L’équivoque libérale

Dardot et Laval montrent en quoi le néolibéralisme subordonne la politique et non seulement l’économie.

Denis Sieffert  • 29 janvier 2009 abonné·es

La Nouvelle Raison du monde est tout à la fois un livre théorique, une analyse économique et un récit historique. C’est ce qui fait son intérêt et c’est aussi ce qui le rend accessible. Ses auteurs s’efforcent de replacer le néolibéralisme dans son contexte et d’en retracer l’histoire à partir des années 1930 et du fameux colloque Walter Lippmann, de 1938, véritable acte fondateur de la nouvelle théorie. Le grand mérite de Dardot et Laval est d’abord de restituer leur rigueur aux mots. Non, « néolibéralisme » et « ultralibéralisme » ne sont pas interchangeables. L’un n’est pas la nouvelle mouture de l’autre. La différence n’est pas seulement sémantique. Et son intérêt ne relève pas seulement d’une casuistique réservée aux spécialistes. Elle a des conséquences politiques importantes. Le néolibéralisme, qui imprègne toute la construction européenne, est bien plus une doctrine politique. Il n’est pas un héritage lointain de la physiocratie chère à Quesnay ou au « laissez faire la nature » préconisé dès le début du XVIIIe siècle par Boisguilbert dans sa fameuse Dissertation.
Il n’est pas non plus assimilable au monétarisme de Milton Friedman ni au libéralisme des tristement célèbres « Chicago Boys » qui s’étaient mis au service du dictateur Pinochet (à moins que ce ne soit l’inverse). La nouvelle théorie se construit au contraire dans la critique du naturalisme libéral. Tout l’ouvrage dont il est question ici s’emploie à dissiper cette équivoque.

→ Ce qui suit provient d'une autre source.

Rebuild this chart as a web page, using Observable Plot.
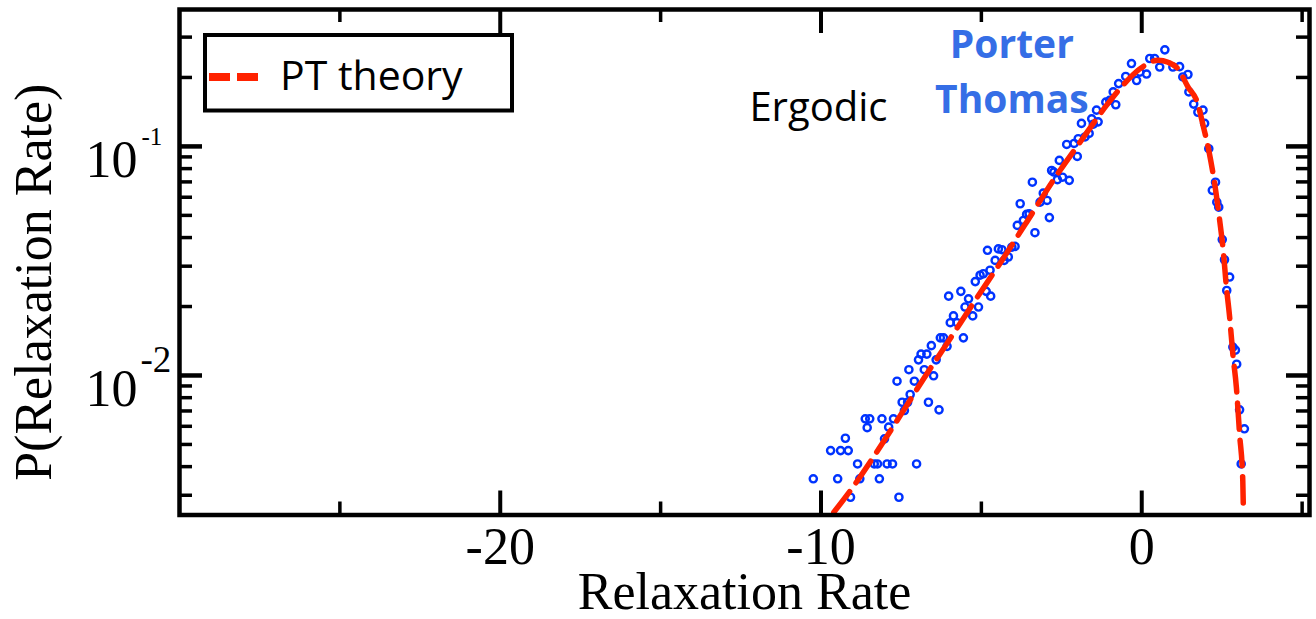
<!DOCTYPE html>
<html><head><meta charset="utf-8">
<script src="https://cdn.jsdelivr.net/npm/d3@7"></script>
<script src="https://cdn.jsdelivr.net/npm/@observablehq/plot@0.6"></script>
<style>html,body{margin:0;padding:0;background:#fff;} svg{display:block}</style>
</head><body><div id="chart"></div>
<script>
// Simulated distribution (blue open circles)
const rateX = [-10.24,-9.48,-9.08,-8.79,-8.86,-9.70,-9.39,-9.15,-9.24,-8.56,
  -8.62,-8.48,-8.10,-7.74,-7.89,-8.02,-8.34,-8.24,-8.18,-7.94,
  -7.77,-7.57,-7.02,-7.40,-7.47,-7.30,-7.22,-7.63,-7.09,-7.26,
  -6.78,-6.49,-6.65,-6.32,-6.96,-6.88,-6.70,-6.41,-6.56,-6.28,
  -6.18,-6.07,-5.56,-5.97,-5.87,-5.76,-5.27,-5.51,-5.40,-5.09,
  -6.02,-5.64,-5.19,-5.04,-4.94,-4.85,-4.71,-4.73,-4.57,-4.81,
  -4.47,-4.36,-4.16,-4.29,-3.95,-3.88,-3.69,-3.59,-3.51,-3.33,
  -3.79,-3.17,-3.07,-2.95,-2.88,-3.41,-2.81,-2.74,-2.63,-2.47,
  -2.26,-2.57,-2.01,-2.34,-2.11,-1.98,-1.77,-1.64,-1.88,-1.51,
  -1.56,-1.36,-1.41,-1.12,-1.00,-0.89,-0.81,-0.72,-0.50,-0.32,
  -0.16,-0.06,0.15,0.25,0.40,0.56,0.72,0.97,1.18,1.28,
  1.44,1.47,1.62,1.75,1.91,1.96,2.09,2.30,2.20,2.34,
  2.40,2.51,2.58,2.74,2.65,2.84,2.92,2.96,3.05,3.20,
  3.10,-4.05];
const rateY = [0.00354,0.00354,0.00294,0.00354,0.00411,0.00470,0.00470,0.00470,0.00532,0.00592,
  0.00647,0.00647,0.00647,0.00647,0.00595,0.00529,0.00411,0.00411,0.00354,0.00411,
  0.00411,0.00294,0.00411,0.00703,0.00764,0.00764,0.00826,0.00944,0.00944,0.0106,
  0.0106,0.00997,0.00764,0.00708,0.0117,0.0124,0.0124,0.0117,0.0135,0.0146,
  0.0146,0.0134,0.0146,0.0170,0.0182,0.0170,0.0182,0.0199,0.0216,0.0199,
  0.0222,0.0233,0.0257,0.0274,0.0278,0.0233,0.0222,0.0288,0.0318,0.0352,
  0.0357,0.0354,0.0329,0.0318,0.0366,0.0452,0.0475,0.0505,0.0508,0.0420,
  0.0562,0.0571,0.0625,0.0581,0.0489,0.0698,0.0785,0.0773,0.0716,0.0734,
  0.0711,0.0869,0.0904,0.102,0.103,0.108,0.110,0.114,0.126,0.125,
  0.132,0.128,0.144,0.156,0.159,0.173,0.152,0.188,0.202,0.230,
  0.194,0.211,0.207,0.242,0.242,0.222,0.264,0.222,0.223,0.201,
  0.206,0.173,0.153,0.141,0.144,0.126,0.0977,0.0698,0.0643,0.0571,
  0.0543,0.0392,0.0320,0.0269,0.0235,0.0133,0.0129,0.0112,0.00708,0.00585,
  0.00411,0.0363];

// Porter–Thomas theory curve (red dashed)
const theoryX = [-9.60,-9.08,-8.30,-7.53,-6.78,-5.97,-5.19,-4.36,-3.59,-2.76,-1.93,-1.10,-0.63,-0.06,0.51,0.82,1.13,1.44,1.75,1.91,2.09,2.32,2.43,2.55,2.63,2.74,2.84,2.95,3.05,3.15,3.17];
const theoryY = [0.00253,0.00315,0.00455,0.00668,0.00977,0.0145,0.0213,0.0318,0.0467,0.0711,0.104,0.151,0.182,0.218,0.238,0.233,0.218,0.182,0.153,0.124,0.0961,0.0621,0.0475,0.0340,0.0251,0.0180,0.0124,0.00889,0.00556,0.00348,0.00249];

// Axes
const xMajorTicks = [-20, -10, 0];
const xTickLabels = ["-20", "-10", "0"];
const xMinorTicks = [-25, -15, -5, 5];
const yMajorTicks = [0.1, 0.01];
const yTickBase = ["10", "10"];
const yTickExp = ["-1", "-2"];
const yMinorTicks = [0.003,0.004,0.005,0.006,0.007,0.008,0.009,0.02,0.03,0.04,0.05,0.06,0.07,0.08,0.09,0.2,0.3];
const xLabel = "Relaxation Rate";
const yLabel = "P(Relaxation Rate)";
const legendLabel = "PT theory";

// Annotations
const noteText = ["Ergodic", "Porter", "Thomas"];
const noteX = [-10.08, -4.05, -4.05];
const noteY = [0.1297, 0.2444, 0.1406];

const points = rateX.map((x, i) => ({x, y: rateY[i]}));
const theory = theoryX.map((x, i) => ({x, y: theoryY[i]}));
const notes = noteText.map((t, i) => ({t, x: noteX[i], y: noteY[i]}));

const W = 1316, H = 619, mL = 179, mR = 7, mT = 9, mB = 104.5;
const plotW = W - mL - mR, plotH = H - mT - mB;
const serif = "'Liberation Serif','Times New Roman',serif";
const sans = "'Open Sans',Lato,sans-serif";

const chart = Plot.plot({
  width: W, height: H,
  marginLeft: mL, marginRight: mR, marginTop: mT, marginBottom: mB,
  style: {background: "#fff", overflow: "visible"},
  x: {domain: [-30, 5.23], axis: null},
  y: {type: "log", domain: [0.00246, 0.396], axis: null},
  marks: [
    Plot.dot(points, {x: "x", y: "y", r: 3.6, stroke: "#0033ff", strokeWidth: 2.4, fill: "none"}),
    Plot.line(theory, {x: "x", y: "y", stroke: "#ff2200", strokeWidth: 5.5, strokeDasharray: "26,11", curve: "monotone-x", clip: true}),
    Plot.tickX(xMajorTicks, {x: d => d, insetTop: plotH - 24, stroke: "#000", strokeWidth: 4}),
    Plot.tickX(xMajorTicks, {x: d => d, insetBottom: plotH - 24, stroke: "#000", strokeWidth: 4}),
    Plot.tickX(xMinorTicks, {x: d => d, insetTop: plotH - 13, stroke: "#000", strokeWidth: 3.5}),
    Plot.tickX(xMinorTicks, {x: d => d, insetBottom: plotH - 13, stroke: "#000", strokeWidth: 3.5}),
    Plot.tickY(yMajorTicks, {y: d => d, insetRight: plotW - 23, stroke: "#000", strokeWidth: 4.5}),
    Plot.tickY(yMajorTicks, {y: d => d, insetLeft: plotW - 23, stroke: "#000", strokeWidth: 4.5}),
    Plot.tickY(yMinorTicks, {y: d => d, insetRight: plotW - 13, stroke: "#000", strokeWidth: 3.5}),
    Plot.tickY(yMinorTicks, {y: d => d, insetLeft: plotW - 13, stroke: "#000", strokeWidth: 3.5}),
    Plot.frame({stroke: "#000", strokeWidth: 4.5}),
    Plot.text(xMajorTicks, {x: d => d, text: (d, i) => xTickLabels[i], frameAnchor: "bottom", dy: 48.5, lineAnchor: "bottom", fontSize: 52, fontFamily: serif, fill: "#000"}),
    Plot.text(yMajorTicks, {y: d => d, text: (d, i) => yTickBase[i], frameAnchor: "left", dx: -42, dy: 31, textAnchor: "end", lineAnchor: "bottom", fontSize: 52, fontFamily: serif, fill: "#000"}),
    Plot.text(yMajorTicks, {filter: (d, i) => i === 0, y: d => d, text: (d, i) => yTickExp[0], frameAnchor: "left", dx: -38, dy: -1, textAnchor: "start", lineAnchor: "bottom", fontSize: 25, fontFamily: serif, fill: "#000"}),
    Plot.text(yMajorTicks, {filter: (d, i) => i === 1, y: d => d, text: (d, i) => yTickExp[1], frameAnchor: "left", dx: -39, dy: -3, textAnchor: "start", lineAnchor: "bottom", fontSize: 37, fontFamily: serif, fill: "#000"}),
    Plot.text([xLabel], {text: d => d, frameAnchor: "bottom", dy: 93.5, lineAnchor: "bottom", fontSize: 52, fontFamily: serif, fill: "#000"}),
    Plot.text([yLabel], {text: d => d, frameAnchor: "left", dx: -129, dy: 20, rotate: -90, textAnchor: "middle", lineAnchor: "bottom", fontSize: 52, fontFamily: serif, fill: "#000"}),
    Plot.text(notes, {filter: (d, i) => i === 0, x: "x", y: "y", text: "t", lineAnchor: "bottom", fontSize: 40, fontFamily: sans, fill: "#000"}),
    Plot.text(notes, {filter: (d, i) => i > 0, x: "x", y: "y", text: "t", lineAnchor: "bottom", fontSize: 39, fontWeight: "bold", fontFamily: sans, fill: "#356ee6"})
  ]
});

const svg = d3.select(chart);
const lg = svg.append("g");
lg.append("rect").attr("x", 205).attr("y", 35).attr("width", 307).attr("height", 75.5)
  .attr("fill", "#fff").attr("stroke", "#000").attr("stroke-width", 4);
lg.append("line").attr("x1", 209).attr("x2", 258).attr("y1", 77).attr("y2", 77)
  .attr("stroke", "#ff2200").attr("stroke-width", 8).attr("stroke-dasharray", "21,7");
lg.append("text").attr("x", 280).attr("y", 89.5).attr("text-anchor", "start")
  .attr("font-family", sans).attr("font-size", 41).attr("fill", "#000").text(legendLabel);

document.getElementById("chart").appendChild(chart);
</script>
</body></html>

De la confusion des concepts et des mots, Dardot et Laval soulignent les conséquences. La gauche européenne, en particulier, n’a pas manqué d’en tirer profit. C’est au nom de la lutte contre l’ultralibéralisme que nos socialistes ont rallié le néolibéralisme, c’est-à-dire les privatisations et la religion de la concurrence. Parce qu’il ne procède pas d’un extrémisme libéral qui suppose un effacement total de l’État et, disons-le, de la politique, le néolibéralisme aurait les vertus sociales d’un moindre mal. Le spectre du pire tient lieu de justification morale et d’abandon d’une véritable politique de gauche.
Dardot et Laval analysent aussi l’influence du néolibéralisme dans les modes de gestion politiques. C’est l’avènement de la fameuse notion de « gouvernance ». Peu à peu, les méthodes de « management » du privé envahissent la sphère publique. Nous avons là toute la toile de fond des « réformes » de Nicolas Sarkozy. L’injonction de rendement et de rentabilité dans les hôpitaux et dans les services publics, bientôt condamnés sèchement à la privatisation ou bien à la soumission aux règles du privé.
Dardot et Laval nous montrent avec beaucoup d’efficacité en quoi le néolibéralisme, « nouvelle raison du monde », ne s’arrête pas à l’économie, mais subordonne intégralement notre vision de la politique.